どんな教科書だろうが授業だろうが、生徒にとっては基本的に勉強する必然性のないことです。レッスン1はパンダがテーマでしたが、パンダについて授業で学びたい人なんてそういません。今回は食をテーマとしたプロジェクトと動画でのアウトプットは決定したものの、どうしたら面白いと思えるのか頭を抱えました。
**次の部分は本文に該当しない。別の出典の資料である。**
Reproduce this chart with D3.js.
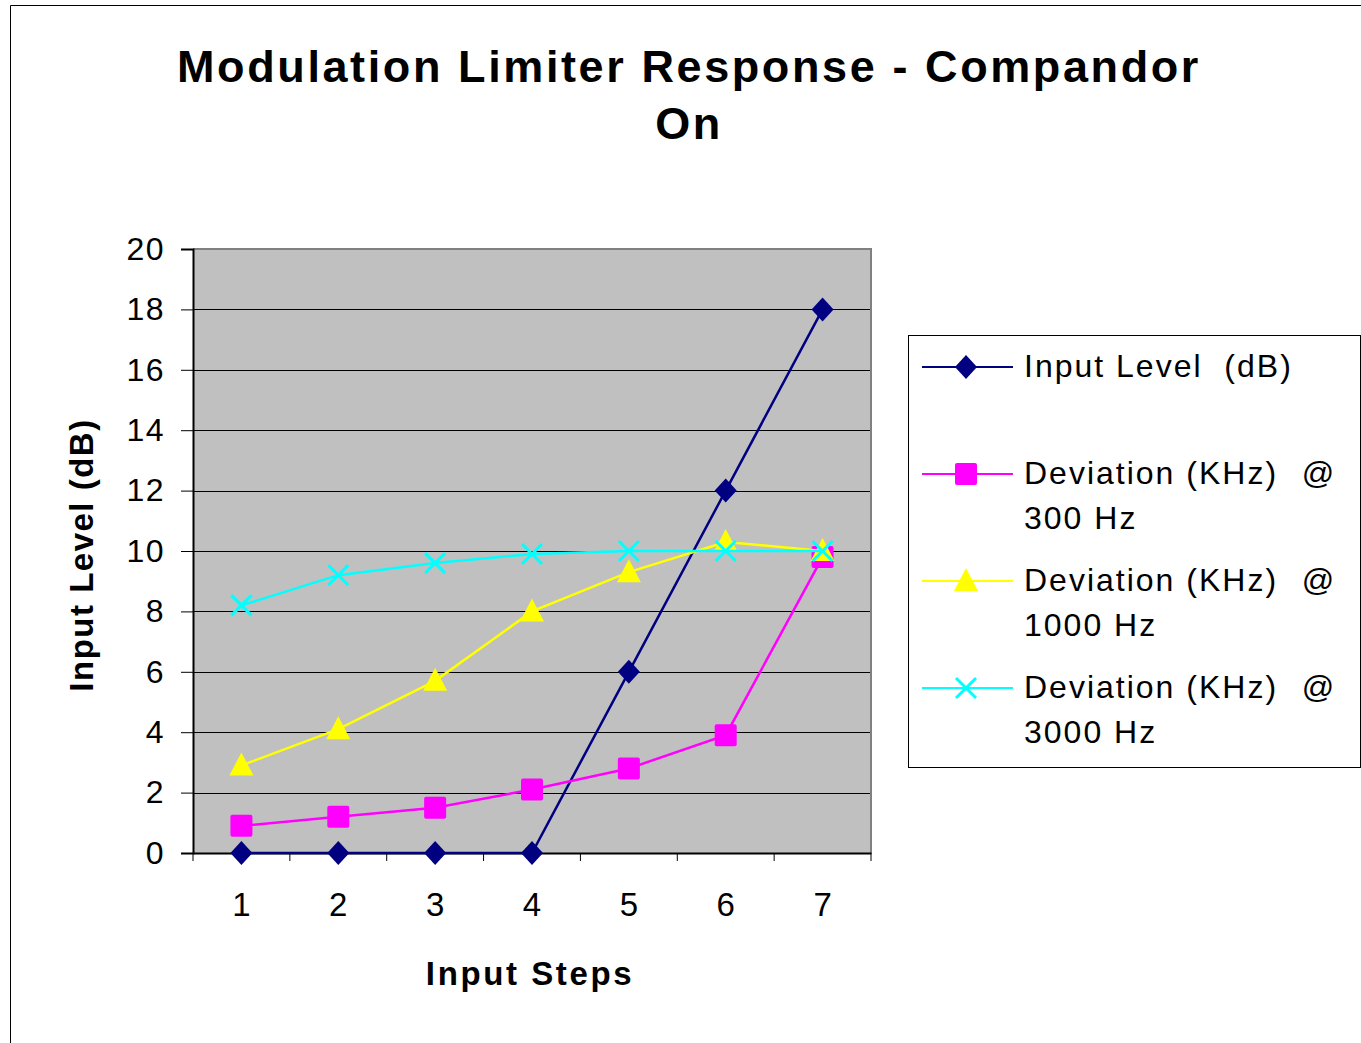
<!DOCTYPE html>
<html>
<head>
<meta charset="utf-8">
<script src="https://cdn.jsdelivr.net/npm/d3@7"></script>
<style>
  body { margin: 0; background: #fff; }
  text { font-family: "Liberation Sans", Arial, sans-serif; white-space: pre; }
</style>
</head>
<body>
<div id="chart"></div>
<script>
// data
const steps = ["1", "2", "3", "4", "5", "6", "7"];
const inputLevel = [0, 0, 0, 0, 6, 12, 18];
const dev300 = [0.9, 1.2, 1.5, 2.1, 2.8, 3.9, 9.8];
const dev1000 = [2.9, 4.1, 5.7, 8.0, 9.3, 10.3, 10.0];
const dev3000 = [8.2, 9.2, 9.6, 9.9, 10.0, 10.0, 10.0];
const yTicks = [0, 2, 4, 6, 8, 10, 12, 14, 16, 18, 20];

const series = [
  {name: ["Input Level  (dB)"], values: inputLevel, color: "#000080", marker: "diamond"},
  {name: ["Deviation (KHz)", "300 Hz"], values: dev300, color: "#FF00FF", marker: "square"},
  {name: ["Deviation (KHz)", "1000 Hz"], values: dev1000, color: "#FFFF00", marker: "triangle"},
  {name: ["Deviation (KHz)", "3000 Hz"], values: dev3000, color: "#00FFFF", marker: "cross"}
];

const W = 1361, H = 1043;
const plot = {left: 193, top: 249, right: 871, bottom: 853};

const svg = d3.select("#chart").append("svg")
  .attr("width", W).attr("height", H);

// outer frame
svg.append("path")
  .attr("d", `M10.5,${H} V5.5 H${W}`)
  .attr("fill", "none").attr("stroke", "#000").attr("stroke-width", 1);

// title
const title = svg.append("text")
  .attr("text-anchor", "middle")
  .style("font-size", "45px").style("font-weight", "bold")
  .style("letter-spacing", "2.6px");
title.append("tspan").attr("x", 689).attr("y", 82).text("Modulation Limiter Response - Compandor");
title.append("tspan").attr("x", 689).attr("y", 139).text("On");

let x = d3.scaleBand().domain(steps).range([plot.left, plot.right]);
let y = d3.scaleLinear().domain([0, 20]).range([plot.bottom, plot.top]);

// plot background
svg.append("rect")
  .attr("x", plot.left).attr("y", plot.top)
  .attr("width", plot.right - plot.left).attr("height", plot.bottom - plot.top)
  .attr("fill", "#C0C0C0");

// gridlines
svg.append("g").selectAll("line")
  .data(yTicks.filter(d => d > 0 && d < 20))
  .enter().append("line")
  .attr("x1", plot.left).attr("x2", plot.right)
  .attr("y1", d => Math.round(y(d)) + 0.5).attr("y2", d => Math.round(y(d)) + 0.5)
  .attr("stroke", "#000").attr("stroke-width", 1);

// plot border top/right
svg.append("path")
  .attr("d", `M${plot.left},${plot.top} H${plot.right} V${plot.bottom}`)
  .attr("fill", "none").attr("stroke", "#808080").attr("stroke-width", 2);

// Y axis
let yAxis = d3.axisLeft(y).tickValues(yTicks).tickSize(12).tickPadding(16);
const gy = svg.append("g")
  .attr("transform", `translate(${plot.left},0)`)
  .call(yAxis);
gy.select(".domain").attr("stroke", "#000").attr("stroke-width", 2);
gy.selectAll(".tick line").attr("stroke", "#000");
gy.selectAll("text").style("font-size", "32px").attr("fill", "#000")
  .style("letter-spacing", "1.5px")
  .style("font-family", "'Liberation Sans', Arial, sans-serif");

// X axis (ticks between categories)
let xAxis = d3.axisBottom(x).tickSize(0).tickPadding(40);
const gx = svg.append("g")
  .attr("transform", `translate(0,${plot.bottom})`)
  .call(xAxis);
gx.select(".domain").attr("stroke", "#000").attr("stroke-width", 2);
gx.selectAll("text").style("font-size", "33px").attr("fill", "#000")
  .style("font-family", "'Liberation Sans', Arial, sans-serif");
gx.selectAll(".sep")
  .data(steps.map(s => x(s)).concat([plot.right]))
  .enter().append("line")
  .attr("x1", d => d).attr("x2", d => d)
  .attr("y1", 0).attr("y2", 8)
  .attr("stroke", "#000");

// axis titles
svg.append("text")
  .attr("transform", `translate(93,${(plot.top + plot.bottom) / 2 + 4}) rotate(-90)`)
  .attr("text-anchor", "middle")
  .style("font-size", "33px").style("font-weight", "bold")
  .style("letter-spacing", "1.5px")
  .text("Input Level (dB)");

svg.append("text")
  .attr("x", 530).attr("y", 985)
  .attr("text-anchor", "middle")
  .style("font-size", "33px").style("font-weight", "bold")
  .style("letter-spacing", "2.6px")
  .text("Input Steps");

// marker drawing
function drawMarker(g, type, color) {
  if (type === "diamond") {
    g.append("path").attr("d", "M0,-12 L11,0 L0,12 L-11,0 Z").attr("fill", color);
  } else if (type === "square") {
    g.append("rect").attr("x", -11).attr("y", -11).attr("width", 22).attr("height", 22)
      .attr("rx", 2).attr("fill", color);
  } else if (type === "triangle") {
    g.append("path").attr("d", "M0,-13 L12,10 L-12,10 Z").attr("fill", color);
  } else if (type === "cross") {
    g.append("path").attr("d", "M-10,-10 L10,10 M-10,10 L10,-10")
      .attr("stroke", color).attr("stroke-width", 3).attr("fill", "none");
  }
}

const line = d3.line()
  .x((d, i) => x(steps[i]) + x.bandwidth() / 2)
  .y(d => y(d));

// draw series in order so later series sit on top
series.forEach(s => {
  svg.append("path")
    .datum(s.values)
    .attr("d", line)
    .attr("fill", "none")
    .attr("stroke", s.color)
    .attr("stroke-width", 2.5);
  s.values.forEach((v, i) => {
    const g = svg.append("g")
      .attr("transform", `translate(${x(steps[i]) + x.bandwidth() / 2},${y(v)})`);
    drawMarker(g, s.marker, s.color);
  });
});

// legend
svg.append("rect")
  .attr("x", 908.5).attr("y", 335.5).attr("width", 452).attr("height", 432)
  .attr("fill", "#fff").attr("stroke", "#000").attr("stroke-width", 1);

const legendRows = [367, 474, 581, 688];
series.forEach((s, i) => {
  const ly = legendRows[i];
  svg.append("line")
    .attr("x1", 922).attr("x2", 1013).attr("y1", ly).attr("y2", ly)
    .attr("stroke", s.color).attr("stroke-width", 2);
  const g = svg.append("g").attr("transform", `translate(966,${ly})`);
  drawMarker(g, s.marker, s.color);
  s.name.forEach((t, j) => {
    svg.append("text")
      .attr("x", 1024).attr("y", ly + 10 + j * 45)
      .style("font-size", "32px")
      .style("letter-spacing", "2px")
      .text(t);
  });
  if (s.name.length > 1) {
    svg.append("text")
      .attr("x", 1318).attr("y", ly + 10)
      .attr("text-anchor", "middle")
      .style("font-size", "32px")
      .text("@");
  }
});
</script>
</body>
</html>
「小学生の授業に出前するということで製作しては?ちょうど隣にあることだし」「ちょうど文法項目が仮定法過去だし、あって当然だと思っているものがなくなったら?という発想でスタートする?」「こっちがあまり枠組みを作るのではなく、これからの食の問題をダイアログで考えてみては?英語はさておき…」「なんでもできるとしたらどんなことができる?」「いや、それではまとまらないよ、キーワードだけ出してみるか。」「Factfulnessみたいに、知ったら世界が変わるとしたらどんなことができる?」

話は尽きませんが、1人で授業を考えるよりもはるかに創造的で刺激的な時間です。新学期スタートがこの3人で本当によかった。何はともあれ、ワクワクします。まあ、結局決まらなかったのですが。笑

最初の三日が決定し、多読の本も運び出した

Day 1: 冬休みの課題の回収をします。「お正月何食べた?」をテーマになぞり絵を描きます。線描画をアニメーションにして、動画で書き出し、そこにその食事についての情報を英語で吹き込んで提出、というものです。ちょっと今線描画のサンプルがないので、このYoutubeで見てみてください。友人の山下学さんのYoutube Channelはとても分かりやすいです。
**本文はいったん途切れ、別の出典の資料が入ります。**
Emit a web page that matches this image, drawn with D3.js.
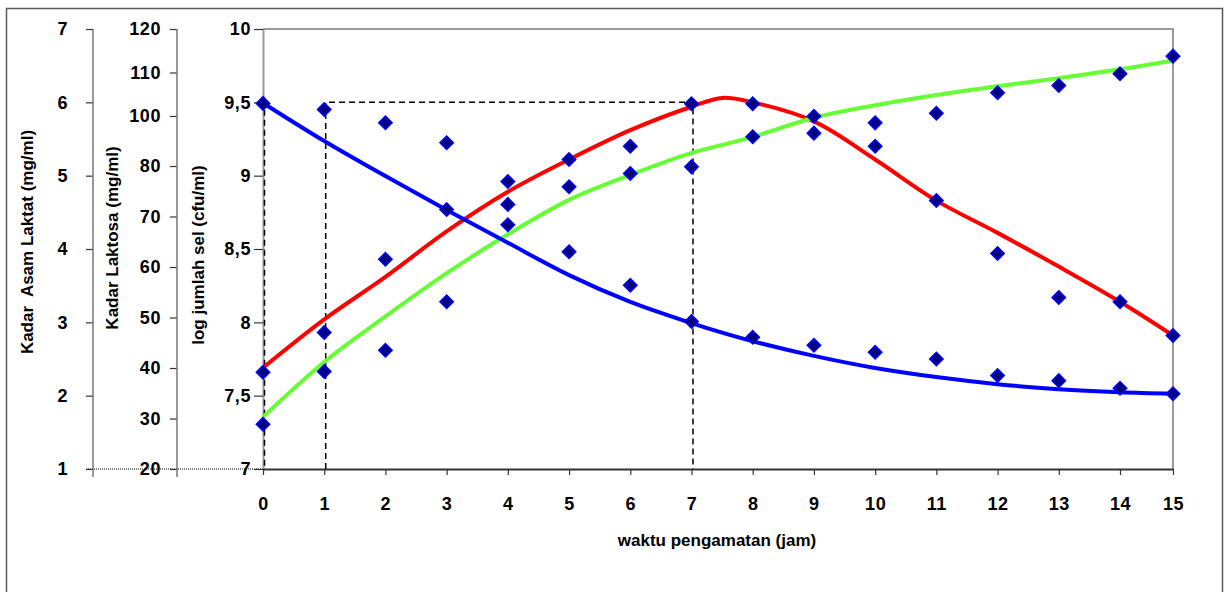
<!DOCTYPE html>
<html>
<head>
<meta charset="utf-8">
<script src="https://cdn.jsdelivr.net/npm/d3@7/dist/d3.min.js"></script>
<style>
  body { margin: 0; background: #fff; }
  svg { display: block; font-family: "Liberation Sans", Arial, sans-serif; font-weight: bold; }
  .tick text { font-family: "Liberation Sans", Arial, sans-serif; font-size: 18px; letter-spacing: 0.6px; fill: #000; }
</style>
</head>
<body>
<svg id="chart" width="1225" height="592"></svg>
<script>
// waktu pengamatan (jam)
const jam = [0, 1, 2, 3, 4, 5, 6, 7, 8, 9, 10, 11, 12, 13, 14, 15];

// observed points (diamonds)
const logSel = [7.66, 7.93, 8.43, 8.77, 8.96, 9.11, 9.20, 9.49, 9.49, 9.29, 9.20, 8.83, 8.47, 8.17, 8.14, 7.91];
const laktosa = [102.9, 101.5, 97.3, 89.3, 72.4, 63.0, 56.4, 49.2, 46.1, 44.5, 43.1, 41.8, 38.5, 37.5, 36.0, 34.9];
const asamLaktat = [1.61, 2.33, 2.62, 3.28, 4.33, 4.85, 5.03, 5.12, 5.53, 5.81, 5.72, 5.85, 6.13, 6.23, 6.39, 6.63];

// trend curves
const trendJam = [0, 1, 2, 3, 4, 5, 6, 7, 7.5, 8, 9, 10, 11, 12, 13, 14, 15];
const trendSel = [7.69, 8.02, 8.31, 8.62, 8.89, 9.11, 9.31, 9.47, 9.53, 9.50, 9.37, 9.11, 8.83, 8.61, 8.38, 8.14, 7.91];
const trendAsam = [1.71, 2.46, 3.08, 3.67, 4.20, 4.67, 5.01, 5.31, 5.42, 5.53, 5.79, 5.96, 6.10, 6.22, 6.33, 6.45, 6.57];
const trendLaktosa = [103.0, 90.0, 78.0, 71.3, 64.8, 58.4, 53.1, 48.9, 47.0, 45.3, 42.4, 40.0, 38.2, 36.8, 35.8, 35.2, 34.9];

// axis ticks
const ticksSel = [7, 7.5, 8, 8.5, 9, 9.5, 10];
const ticksLaktosa = [20, 30, 40, 50, 60, 70, 80, 100, 110, 120];
const ticksAsam = [1, 2, 3, 4, 5, 6, 7];

// dashed guide lines at the peak (jam, log sel)
const guides = [
  [[0, 9.45], [0, 7]],
  [[1, 7], [1, 9.5], [7, 9.5], [7, 7]]
];

const plot = { left: 263, right: 1173, top: 29, bottom: 469 };
const svg = d3.select("#chart");

// the last hour step is drawn a bit narrower in the original
const x = d3.scaleLinear()
  .domain([0, 14, 15])
  .range([plot.left, plot.right - 53, plot.right]);

const ySel = d3.scaleLinear().domain([7, 10]).range([plot.bottom, plot.top]);
const yAsam = d3.scaleLinear().domain([1, 7]).range([plot.bottom, plot.top]);
// laktosa labels are spaced evenly up to 80, then 100..120 squeezed on top
const yLak = d3.scaleLinear()
  .domain([20, 80, 100, 120])
  .range([plot.bottom, plot.bottom - 303, plot.bottom - 353, plot.top]);

// outer frame
svg.append("rect")
  .attr("x", 6.5).attr("y", 8.5)
  .attr("width", 1216).attr("height", 620)
  .attr("fill", "none")
  .attr("stroke", "#5a5a5a")
  .attr("stroke-width", 1.5);

// plot frame (top and right)
svg.append("path")
  .attr("d", `M${plot.left},${plot.top}H${plot.right}V${plot.bottom}`)
  .attr("fill", "none")
  .attr("stroke", "#999")
  .attr("stroke-width", 2);

// dotted base line across the extra axes
svg.append("line")
  .attr("x1", 86).attr("x2", plot.left)
  .attr("y1", plot.bottom).attr("y2", plot.bottom)
  .attr("stroke", "#000")
  .attr("stroke-width", 1)
  .attr("stroke-dasharray", "1,1");

function styleAxis(g) {
  g.attr("font-family", null).attr("font-size", null);
  g.selectAll(".tick line").attr("stroke", "#333").attr("stroke-width", 1.2);
}

// log jumlah sel axis
const axSel = svg.append("g")
  .attr("transform", `translate(${plot.left},0)`)
  .call(d3.axisLeft(ySel).tickValues(ticksSel)
    .tickFormat(d => String(d).replace(".", ","))
    .tickSize(9).tickPadding(3).tickSizeOuter(0));
axSel.select(".domain").attr("stroke", "#999").attr("stroke-width", 2);
styleAxis(axSel);

// laktosa axis
const lakX = 177;
const axLak = svg.append("g")
  .attr("transform", `translate(${lakX},0)`)
  .call(d3.axisLeft(yLak).tickValues(ticksLaktosa)
    .tickFormat(d3.format("d"))
    .tickSize(7).tickPadding(9).tickSizeOuter(0));
axLak.select(".domain").remove();
styleAxis(axLak);
svg.append("line")
  .attr("x1", lakX).attr("x2", lakX)
  .attr("y1", plot.top).attr("y2", plot.bottom + 8)
  .attr("stroke", "#777").attr("stroke-width", 1.5);

// asam laktat axis
const asamX = 93;
const axAsam = svg.append("g")
  .attr("transform", `translate(${asamX},0)`)
  .call(d3.axisLeft(yAsam).tickValues(ticksAsam)
    .tickFormat(d3.format("d"))
    .tickSize(7).tickPadding(18).tickSizeOuter(0));
axAsam.select(".domain").remove();
styleAxis(axAsam);
svg.append("line")
  .attr("x1", asamX).attr("x2", asamX)
  .attr("y1", plot.top).attr("y2", plot.bottom + 8)
  .attr("stroke", "#777").attr("stroke-width", 1.5);

// x axis
const axX = svg.append("g")
  .attr("transform", `translate(0,${plot.bottom})`)
  .call(d3.axisBottom(x).tickValues(jam)
    .tickFormat(d3.format("d"))
    .tickSize(6).tickPadding(22).tickSizeOuter(0));
axX.select(".domain").attr("stroke", "#333").attr("stroke-width", 2);
styleAxis(axX);

// axis titles
function title(text, tx, ty, rotate) {
  svg.append("text")
    .attr("transform", `translate(${tx},${ty})` + (rotate ? " rotate(-90)" : ""))
    .attr("text-anchor", "middle")
    .attr("font-size", 17)
    .style("white-space", "pre")
    .text(text);
}
title("Kadar  Asam Laktat (mg/ml)", 33, 242, true);
title("Kadar Laktosa (mg/ml)", 118, 238, true);
title("log jumlah sel (cfu/ml)", 204, 255, true);
title("waktu pengamatan (jam)", 717, 546, false);

// dashed guides
const guideLine = d3.line().x(d => x(d[0])).y(d => ySel(d[1]));
svg.append("g")
  .attr("transform", "translate(1.5,0)")
  .selectAll("path")
  .data(guides)
  .join("path")
  .attr("d", guideLine)
  .attr("fill", "none")
  .attr("stroke", "#000")
  .attr("stroke-width", 1.5)
  .attr("stroke-dasharray", "6,4");

// trend curves
const curves = [
  { values: trendSel, y: ySel, color: "#ff0000" },
  { values: trendAsam, y: yAsam, color: "#66ff33" },
  { values: trendLaktosa, y: yLak, color: "#0000ff" }
];
curves.forEach(c => {
  const line = d3.line()
    .x((d, i) => x(trendJam[i]))
    .y(d => c.y(d))
    .curve(d3.curveCatmullRom.alpha(0.5));
  svg.append("path")
    .attr("d", line(c.values))
    .attr("fill", "none")
    .attr("stroke", c.color)
    .attr("stroke-width", 4);
});

// diamonds
const points = [];
jam.forEach((j, i) => {
  points.push([x(j), ySel(logSel[i])]);
  points.push([x(j), yLak(laktosa[i])]);
  points.push([x(j), yAsam(asamLaktat[i])]);
});
const diamond = d3.symbol(d3.symbolSquare, 90);
svg.append("g")
  .selectAll("path")
  .data(points)
  .join("path")
  .attr("d", diamond)
  .attr("transform", d => `translate(${d[0]},${d[1]}) rotate(45)`)
  .attr("fill", "#000080")
  .attr("stroke", "#0000ff")
  .attr("stroke-width", 1.5);
</script>
</body>
</html>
Day 2: Factfulnessばりのクイズからスタート。Kahoot!は一度私が失敗しているのでボツとし、生徒はロイロノートで答えを提出するか、その場で調べて早押しします。教科書の最初の1ページを音読しながら理解したら、フードマイレージを実際にNumbersに計算式を入れて計算します。ここで文法事項として比較の表現を多用し、表現できるようになる、はず。

Day 3: 2学期にゆるっとスタートした多読。英語は中2ですっかりわからなくなったという生徒もこれは気に入ってどんどん進めていました。最初は音声を聴きながらワークシートで読んでいたので、一度進捗状況を書き出して仕切り直しです。多読本がある教室からいったん45冊ほど運び出し、スタンバイOK!多読は3日ある授業のうち15-20分を使って行うこととし、あとは楽しく読めるようにアドバイスします。この辺も教員同士、慣れない部分は相談しながら。

前日のNumbersのデータからキーノートでインフォグラフィックスの製作もできるかな…?とまあゆるゆると。全体で使う教員用キーノートと生徒のプリントは私が作ることが決まって、ひとまず終了です。

さいごに

なんとなく、雰囲気はつかんでいただけたでしょうか?授業をデザインするときには、生徒の学びの経験を紡ぐことを意識して。そのためにはBeforeとAfterのブレストが必須です。その単元で何を教えるかというのは最後で十分。テスト自体も知識問題は全体の5割程度に抑えていて、エッセーも含め、何ができるようになったかを問う問題が多いです。また、毎回のふりかえりや学びの過程をとても大切にしていて、結果がどうかというところはあまり追求しません。

授業デザインのミーティングが終わり感じたこと。それは「お腹いっぱい」でした。学ぶことが多くて心が満たされます。授業はもちろん生徒中心ですが、毎回こうして授業を行なっていくと自分の学びを実感できるのが本当に楽しい。新たな挑戦をすることで授業の腕も上がります。2019年は目立った実践はないのですが、こうしてチームで授業デザインしてきたことが私にとって一番大きな成長です。明日から3学期、新たな挑戦が始まります。みなさんのこともぜひお聞かせくださいね!